Officials mull interest rates after increase in inflation expectation
NEW ORLEANS – Debate over whether U.S. interest rates are high enough deepened among Federal Reserve officials this week, and may be stoked further after a key survey showed a jump in consumers’ inflation expectations.
“There are … important upside risks to inflation that are on my mind, and I think there’s also uncertainties about how restrictive policy is and whether it’s sufficiently restrictive” to return inflation to the U.S. central bank’s 2% target, Dallas Fed President Lorie Logan said at a Louisiana Bankers Association conference in New Orleans.
“I think it’s just too early to think about cutting rates … I think I need to see some of these uncertainties resolved about the path that we’re on, and we need to remain very flexible,” Logan said, though she did not directly address whether she feels the Fed may need to again raise its benchmark policy rate from the 5.25%-5.50% range that has been maintained since July.
Many U.S. central bank officials, including Fed Chair Jerome Powell, have said they still think further rate hikes will prove unnecessary.

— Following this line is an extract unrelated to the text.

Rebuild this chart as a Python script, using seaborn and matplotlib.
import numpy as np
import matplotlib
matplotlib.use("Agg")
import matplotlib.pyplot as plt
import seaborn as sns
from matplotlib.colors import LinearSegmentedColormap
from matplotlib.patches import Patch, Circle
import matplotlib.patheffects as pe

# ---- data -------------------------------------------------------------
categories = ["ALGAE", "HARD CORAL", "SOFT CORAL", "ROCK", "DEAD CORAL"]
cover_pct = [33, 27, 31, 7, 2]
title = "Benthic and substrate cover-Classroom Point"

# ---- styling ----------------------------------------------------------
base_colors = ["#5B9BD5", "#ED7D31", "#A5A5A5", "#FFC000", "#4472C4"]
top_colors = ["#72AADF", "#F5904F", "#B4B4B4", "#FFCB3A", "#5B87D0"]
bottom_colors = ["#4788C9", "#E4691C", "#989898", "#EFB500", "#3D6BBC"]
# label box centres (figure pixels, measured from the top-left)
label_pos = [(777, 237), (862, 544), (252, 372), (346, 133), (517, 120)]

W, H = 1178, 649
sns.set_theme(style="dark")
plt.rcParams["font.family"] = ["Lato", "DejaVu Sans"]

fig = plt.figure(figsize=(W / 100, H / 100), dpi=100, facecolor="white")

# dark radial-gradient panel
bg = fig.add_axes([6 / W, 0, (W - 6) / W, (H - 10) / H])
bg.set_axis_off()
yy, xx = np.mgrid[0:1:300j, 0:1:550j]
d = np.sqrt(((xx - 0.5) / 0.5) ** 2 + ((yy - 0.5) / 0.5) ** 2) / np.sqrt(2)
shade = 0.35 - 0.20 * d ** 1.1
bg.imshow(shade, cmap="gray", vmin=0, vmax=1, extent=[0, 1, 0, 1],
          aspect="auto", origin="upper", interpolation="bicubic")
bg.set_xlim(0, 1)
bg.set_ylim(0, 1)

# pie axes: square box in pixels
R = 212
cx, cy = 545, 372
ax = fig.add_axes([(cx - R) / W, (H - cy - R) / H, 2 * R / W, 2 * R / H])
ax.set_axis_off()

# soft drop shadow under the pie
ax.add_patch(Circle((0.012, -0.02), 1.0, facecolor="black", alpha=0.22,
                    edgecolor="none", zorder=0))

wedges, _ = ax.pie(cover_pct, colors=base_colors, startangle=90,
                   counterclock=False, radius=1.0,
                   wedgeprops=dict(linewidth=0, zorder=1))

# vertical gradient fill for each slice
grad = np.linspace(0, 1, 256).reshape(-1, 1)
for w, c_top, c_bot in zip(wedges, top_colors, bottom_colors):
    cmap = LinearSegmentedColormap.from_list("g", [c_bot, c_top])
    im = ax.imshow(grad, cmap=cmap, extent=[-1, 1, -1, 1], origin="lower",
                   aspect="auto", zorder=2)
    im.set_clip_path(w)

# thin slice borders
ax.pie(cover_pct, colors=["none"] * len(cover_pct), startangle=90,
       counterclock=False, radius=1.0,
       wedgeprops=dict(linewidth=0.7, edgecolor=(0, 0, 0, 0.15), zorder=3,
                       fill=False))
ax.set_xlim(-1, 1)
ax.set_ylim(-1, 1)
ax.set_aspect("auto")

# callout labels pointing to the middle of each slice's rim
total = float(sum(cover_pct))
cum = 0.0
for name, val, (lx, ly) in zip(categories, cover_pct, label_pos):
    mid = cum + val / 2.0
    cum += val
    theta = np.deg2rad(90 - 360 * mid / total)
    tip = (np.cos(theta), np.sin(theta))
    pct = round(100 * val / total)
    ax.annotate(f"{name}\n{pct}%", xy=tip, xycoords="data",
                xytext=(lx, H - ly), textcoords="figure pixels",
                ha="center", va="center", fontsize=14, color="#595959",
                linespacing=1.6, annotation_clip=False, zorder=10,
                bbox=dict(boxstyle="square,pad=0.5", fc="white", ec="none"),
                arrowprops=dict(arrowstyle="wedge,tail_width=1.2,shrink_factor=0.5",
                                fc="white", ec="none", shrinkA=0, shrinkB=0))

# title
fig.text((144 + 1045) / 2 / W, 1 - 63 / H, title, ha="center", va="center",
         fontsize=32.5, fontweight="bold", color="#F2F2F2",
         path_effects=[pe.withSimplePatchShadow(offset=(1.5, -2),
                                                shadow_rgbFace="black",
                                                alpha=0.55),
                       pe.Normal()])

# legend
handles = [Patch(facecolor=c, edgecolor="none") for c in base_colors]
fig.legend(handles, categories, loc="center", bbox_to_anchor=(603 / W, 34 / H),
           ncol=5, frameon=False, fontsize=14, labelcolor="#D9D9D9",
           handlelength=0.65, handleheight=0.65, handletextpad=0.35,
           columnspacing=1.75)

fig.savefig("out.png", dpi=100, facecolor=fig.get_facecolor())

In an interview with Reuters, Atlanta Fed President Raphael Bostic said he still thought inflation was likely to slow under the current monetary policy and allow the central bank to begin reducing its policy rate in 2024 – though perhaps by only a quarter of a percentage point and not until the final months of the year.
“I still have that belief,” Bostic said in the interview on Thursday, though “it is going to take some time” to be sure inflation is set to fall.